Justice Brennan was a strong supporter of both of those ideas and initially saw the Plyler case as a way of undoing some of the damage, at least by using the sympathetic facts of the case to declare that public education was a fundamental right that couldn’t be withheld without some surpassingly persuasive reason. As the senior justice in the majority, he assigned the case to himself. In less than two months, he circulated a draft opinion that embodied his liberal vision: undocumented immigrants as a suspect category deserving of special protection, and education as a fundamental right. Justice Powell’s reaction was tempered, to say the least. The draft sweeps rather broadly and leaves me a little uneasy, he told Justice Brennan. His tone in a three-page letter was civil but his message was clear: I can’t sign this.

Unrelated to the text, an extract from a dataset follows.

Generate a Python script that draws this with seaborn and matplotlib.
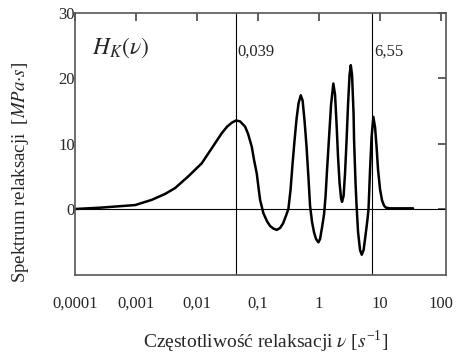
import matplotlib
matplotlib.use("Agg")
import matplotlib.pyplot as plt
import seaborn as sns
import numpy as np
import pandas as pd

# relaxation spectrum (frequency as log10 of nu)
log_nu = [-4.0, -3.59, -3.016, -2.743, -2.525, -2.361, -2.143, -1.923, -1.759,
          -1.595, -1.508, -1.431, -1.361, -1.295, -1.213, -1.164, -1.103, -1.066,
          -1.021, -0.992, -0.967, -0.913, -0.852, -0.803, -0.749, -0.693, -0.639,
          -0.590, -0.541, -0.503, -0.467, -0.434, -0.402, -0.369, -0.336, -0.300,
          -0.270, -0.238, -0.205, -0.172, -0.148, -0.115, -0.082, -0.049, -0.011,
          0.016, 0.049, 0.082, 0.107, 0.131, 0.164, 0.197, 0.234, 0.262, 0.287,
          0.311, 0.336, 0.361, 0.377, 0.402, 0.426, 0.451, 0.475, 0.500, 0.520,
          0.541, 0.566, 0.574, 0.598, 0.615, 0.639, 0.672, 0.700, 0.730, 0.762,
          0.795, 0.811, 0.836, 0.861, 0.890, 0.918, 0.943, 0.967, 1.000, 1.033,
          1.066, 1.098, 1.164, 1.541]
spectrum = [0.0, 0.2, 0.6, 1.4, 2.3, 3.2, 5.0, 7.0, 9.3,
            11.6, 12.6, 13.2, 13.55, 13.4, 12.6, 11.5, 9.5, 7.5,
            5.4, 3.2, 1.4, -0.65, -1.9, -2.6, -3.0, -3.2, -2.9,
            -2.2, -1.0, 0.0, 3.0, 7.0, 10.5, 13.8, 16.2, 17.4,
            16.6, 13.5, 9.5, 4.5, 0.5, -2.0, -3.6, -4.6, -5.1,
            -4.6, -2.8, -0.8, 2.0, 6.0, 11.0, 16.0, 19.2, 17.5, 13.0,
            8.0, 4.0, 1.6, 1.1, 2.0, 5.5, 10.5, 16.0, 20.5, 22.0,
            20.5, 14.5, 10.5, 4.0, 0.5, -3.5, -6.3, -7.0, -6.3, -4.0,
            -1.5, 0.0, 6.0, 11.0, 14.1, 12.5, 9.5, 6.0, 3.0, 1.3,
            0.5, 0.2, 0.1, 0.1]
marks = [0.043, 7.48]
mark_labels = ["0,039", "6,55"]
xticks = [1e-4, 1e-3, 1e-2, 1e-1, 1, 10, 100]
xtick_labels = ["0,0001", "0,001", "0,01", "0,1", "1", "10", "100"]
yticks = [0, 10, 20, 30]

df = pd.DataFrame({"nu": 10 ** np.array(log_nu), "H": spectrum})

sns.set_style("white")
plt.rcParams["font.family"] = ["Liberation Serif", "DejaVu Serif"]
plt.rcParams["mathtext.fontset"] = "stix"

fig, ax = plt.subplots(figsize=(4.58, 3.59), dpi=100)
fig.subplots_adjust(left=0.164, right=0.974, top=0.964, bottom=0.234)

sns.lineplot(data=df, x="nu", y="H", color="black", linewidth=1.8,
             estimator=None, sort=False, ax=ax)
ax.set_xscale("log")
ax.set_xlim(1e-4, 121)
ax.set_ylim(-10.1, 30)

ax.axhline(0, color="black", linewidth=0.8)
for m, lab in zip(marks, mark_labels):
    ax.axvline(m, color="black", linewidth=0.8)
    ax.text(m * 1.07, 24.0, lab, fontsize=12, va="center", ha="left")

ax.text(1.9e-4, 24.6, r"$H_K(\nu)$", fontsize=17, va="center", ha="left")

ax.set_xticks(xticks)
ax.set_xticklabels(xtick_labels)
ax.minorticks_off()
ax.set_yticks(yticks)
ax.tick_params(axis="both", direction="in", length=6, width=1.2, color="#444444",
               labelsize=12, top=True, right=True)
ax.tick_params(axis="x", pad=15)
ax.tick_params(axis="y", pad=0)

for s in ax.spines.values():
    s.set_color("#555555")
    s.set_linewidth(1.2)

ax.set_xlabel(r"Częstotliwość relaksacji $\nu$ [$s^{\mathregular{-1}}$]", fontsize=14)
ax.set_ylabel(r"Spektrum relaksacji  [$MPa{\cdot}s$]", fontsize=13.5)
ax.xaxis.set_label_coords(0.515, -0.205)
ax.yaxis.set_label_coords(-0.118, 0.39)

fig.savefig("out.png", dpi=100)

In response, Justice Brennan pulled back; Justice Powell responded; Justice Brennan pulled back some more. Correspondence between the two, shared with other members of the majority, extended for weeks. But in the end they worked it out, and that’s the point. Both were highly motivated. Justice Powell’s motivation came from his view that society itself would be the loser if the Texas law was upheld. Indeed, he wrote in a concurring opinion, the interests relied upon by the state would seem to be insubstantial in view of the consequences to the state itself of wholly uneducated persons living indefinitely within its borders. He added, A legislative classification that threatens the creation of an underclass of future citizens and residents cannot be reconciled with one of the fundamental purposes of the 14th Amendment.

Justice Brennan, for his part, was motivated by the desire to have five signatures on his opinion, making it fully a decision of the court and not of a plurality joined by a wavering Lewis Powell. If he had to wait for another day to achieve his doctrinal agenda, so be it.

That day, of course, never came. Looking at today’s Supreme Court as another first Monday in October approaches – No. 13 for the Roberts court – it’s hard to imagine that it ever will. I, for one, have no crystal ball. But I do have a memory of Plyler v. Doe, and it was my purpose in this column to share it.